Dreams carved from grit
Manzur’s journey is one not of shortcuts but of late-night training sessions, early-morning sacrifices, and long bus rides to dusty pitches. A product of Kenya’s U20 setup, he earned his first senior call-up in March, making his debut against Gabon. But it was Sunday evening that turned heads and rewrote expectations.
Yet he remains grounded.
“I’m just a boy from Eastleigh with a ball and a dream,” he said, a half-smile brushing his lips. “But when you wear that red shirt, you become more. You’re not just playing for yourself. You’re playing for the people.”
What of Angola? What stirs in his mind as Thursday’s encounter draws near?
“They are physical, fast, and smart,” he admits. “But they also play open. They leave space behind their midfield. I have watched their game against Tanzania twice. There are pockets where I can operate, places I can hurt them—by launching Austin, by linking Alpha, by carrying the ball myself.”

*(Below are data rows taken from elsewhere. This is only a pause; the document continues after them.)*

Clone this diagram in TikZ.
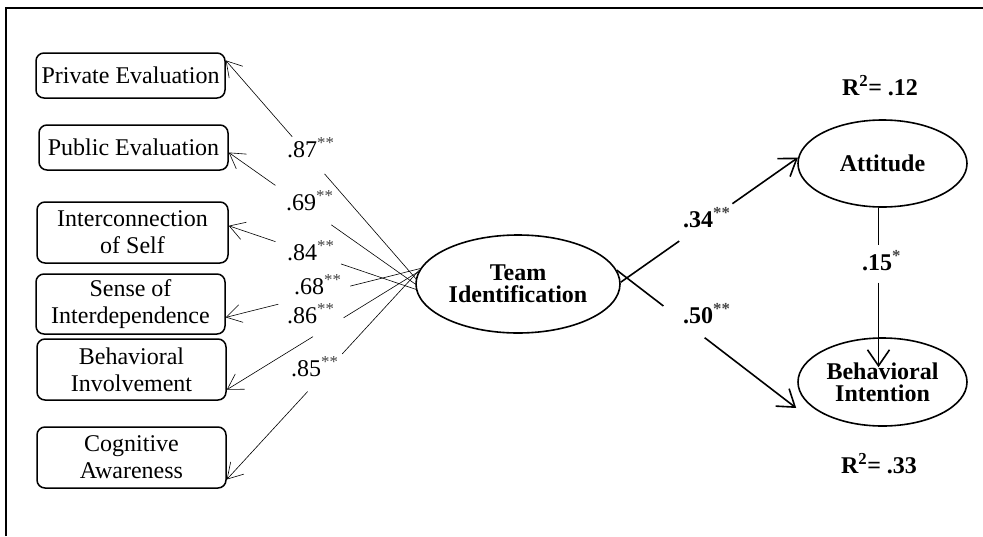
\documentclass[tikz,border=0pt]{standalone}
\usepackage{fontspec}
\setmainfont{Liberation Serif}
\usetikzlibrary{arrows.meta,calc,shapes.geometric}
\definecolor{sigcol}{HTML}{444444}
\newcommand\sigstars[1]{\textsuperscript{\textcolor{sigcol}{#1}}}

\begin{document}
\begin{tikzpicture}[x=1pt,y=-1pt,
  indicator/.style={draw, line width=1.5pt, rounded corners=8pt, align=center,
    font=\fontsize{24}{27}\selectfont, inner sep=0pt},
  latent/.style={draw, ellipse, line width=1.6pt, align=center,
    font=\fontsize{24}{22}\selectfont\bfseries, inner sep=0pt},
  loadline/.style={line width=0.6pt},
  loadarrow/.style={line width=0.6pt, -{Straight Barb[length=15pt,width=18pt]}},
  pathline/.style={line width=1.6pt},
  patharrow/.style={line width=1.6pt, -{Straight Barb[length=16pt,width=22pt]}},
  coef/.style={font=\fontsize{24}{27}\selectfont, anchor=west, inner sep=0pt},
  bcoef/.style={font=\fontsize{24}{27}\selectfont\bfseries, anchor=west, inner sep=0pt},
  rsq/.style={font=\fontsize{24}{27}\selectfont\bfseries, inner sep=0pt}]

\useasboundingbox (0,0) rectangle (983,536);

% frame
\draw[line width=2pt] (6,536) -- (6,8) -- (983,8);

% indicators
\node[indicator, minimum width=189pt, minimum height=45pt] (pe)  at (130.5,75.5) {Private Evaluation};
\node[indicator, minimum width=189pt, minimum height=45pt] (pub) at (133.5,147.5) {Public Evaluation};
\node[indicator, minimum width=191pt, minimum height=61pt] (ics) at (132.5,232.5) {Interconnection\\of Self};
\node[indicator, minimum width=189pt, minimum height=60pt] (soi) at (130.5,304) {Sense of\\Interdependence};
\node[indicator, minimum width=189pt, minimum height=61pt] (bin) at (131.5,369.5) {Behavioral\\Involvement};
\node[indicator, minimum width=189pt, minimum height=61pt] (cog) at (131.5,457.5) {Cognitive\\Awareness};

% latent variables
\node[latent, minimum width=204pt, minimum height=98pt] (ti)  at (518,284) {Team\\Identification};
\node[latent, minimum width=169pt, minimum height=87pt] (att) at (882.5,163.5) {Attitude};
\node[latent, minimum width=169pt, minimum height=88pt] (bi)  at (882.5,382) {Behavioral\\Intention};

% loadings (gap left for each coefficient)
\path (ti.177) -- coordinate[pos=0.48] (g1a) coordinate[pos=0.65] (g1b) (pe.9);
\draw[loadline] (ti.177) -- (g1a);
\draw[loadarrow] (g1b) -- (pe.9);

\path (ti.180) -- coordinate[pos=0.45] (g2a) coordinate[pos=0.75] (g2b) (pub.-3);
\draw[loadline] (ti.180) -- (g2a);
\draw[loadarrow] (g2b) -- (pub.-3);

\path (ti.183) -- coordinate[pos=0.40] (g3a) coordinate[pos=0.75] (g3b) (ics.4);
\draw[loadline] (ti.183) -- (g3a);
\draw[loadarrow] (g3b) -- (ics.4);

\path (ti.171) -- coordinate[pos=0.36] (g4a) coordinate[pos=0.73] (g4b) (soi.-8);
\draw[loadline] (ti.171) -- (g4a);
\draw[loadarrow] (g4b) -- (soi.-8);

\path (ti.173) -- coordinate[pos=0.39] (g5a) coordinate[pos=0.55] (g5b) (bin.-12);
\draw[loadline] (ti.173) -- (g5a);
\draw[loadarrow] (g5b) -- (bin.-12);

\path (ti.172) -- coordinate[pos=0.40] (g6a) coordinate[pos=0.58] (g6b) (cog.-13);
\draw[loadline] (ti.172) -- (g6a);
\draw[loadarrow] (g6b) -- (cog.-13);

\node[coef] (l1) at (287,148) {.87\sigstars{**}};
\node[coef] (l2) at (286,201) {.69\sigstars{**}};
\node[coef] (l3) at (287,251) {.84\sigstars{**}};
\node[coef] (l4) at (294,285) {.68\sigstars{**}};
\node[coef] (l5) at (287,314) {.86\sigstars{**}};
\node[coef] (l6) at (291,367) {.85\sigstars{**}};

% structural paths
\path (ti.1) -- coordinate[pos=0.33] (p1a) coordinate[pos=0.63] (p1b) (att.176);
\draw[pathline] (ti.1) -- (p1a);
\draw[patharrow] (p1b) -- (att.176);

\coordinate (bitip) at ($(bi.west)+(-1,26)$);
\path (ti.8) -- coordinate[pos=0.26] (p2a) coordinate[pos=0.49] (p2b) (bitip);
\draw[pathline] (ti.8) -- (p2a);
\draw[patharrow] (p2b) -- (bitip);

\coordinate (attbase) at ($(att.south)+(-4,0)$);
\coordinate (attbi) at ($(bi.north)+(-4,30)$);
\path (attbase) -- coordinate[pos=0.236] (p3a) coordinate[pos=0.47] (p3b) (attbi);
\draw[pathline] (attbase) -- (p3a);
\draw[patharrow] (p3b) -- (attbi);

\node[bcoef] (c1) at (683,218) {.34\sigstars{**}};
\node[bcoef] (c2) at (683,314) {.50\sigstars{**}};
\node[bcoef] (c3) at (862,261) {.15\sigstars{*}};

% explained variance
\node[rsq] (r1) at (880,86) {R\textsuperscript{2}= .12};
\node[rsq] (r2) at (879,464) {R\textsuperscript{2}= .33};

\end{tikzpicture}
\end{document}
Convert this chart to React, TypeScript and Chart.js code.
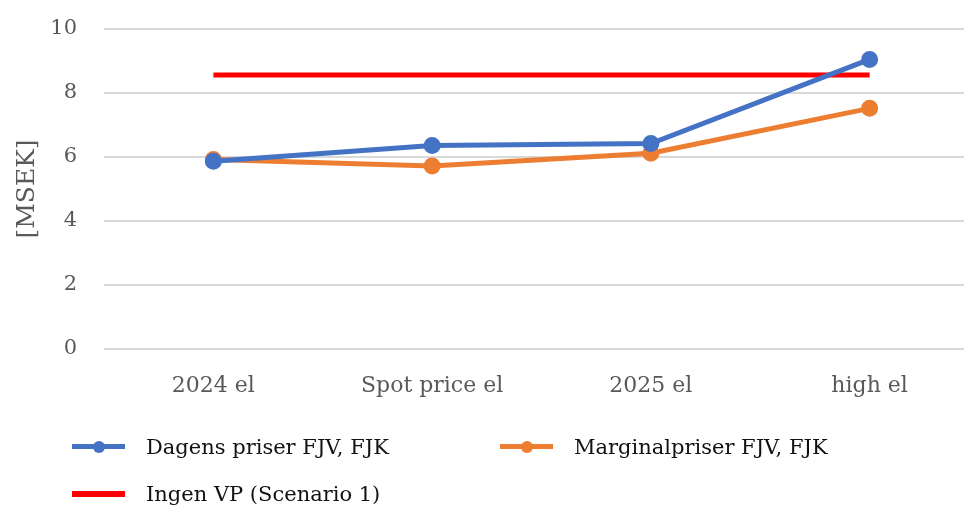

He leans forward. “We will respect them. But we will not fear them.”
The chemistry behind Kenya’s midfield spark
Much of Kenya’s newfound rhythm comes from the triangle in midfield—Manzur sitting deepest, Alpha orchestrating, Austin creating. It is a partnership McCarthy crafted with care, a system built on both grit and grace.
“Alpha knows how to move into pockets and carry the ball upfield,” Manzur noted. “He draws pressure and opens space. Austin, on the other hand, sees things we don’t. My job is to give them freedom, to be the stormshield behind them.”
Against Angola, the same trio is expected to start. But Manzur is not just looking to repeat his performance. He wants to elevate it.
“There were moments I was too cautious. Times I could have carried the ball forward or taken more risks. Angola will be different. I want to be more aggressive in transition, maybe even test the keeper from distance.”
Praise from the dugout
McCarthy’s admiration for the teenager is no secret.
“We have players with experience, but Manzur plays like he’s seen 10 tournaments,” the South African legend said. “He reads the game faster than most. His positioning, his tracking, even his short passing—everything is mature beyond his years.”
And with a place in the quarter-finals within reach, McCarthy is placing faith in the boy with a lion’s heart.
“He’ll start against Angola. That’s not even a question.”
From Eastleigh to Kasarani: A nation watches
In a country desperate for footballing heroes — figures who rise from local dust to continental thunder — Okwaro is beginning to glow. But he does not allow the applause to cloud his focus.
“There’s still a long way to go,” he said. “One match doesn’t make a star. It’s about consistency. Discipline. Sacrifice. That’s what I’m chasing.”
As Angola lurks, Manzur walks lightly but carries the hopes of many, not with arrogance, but with a quiet, grounded fire.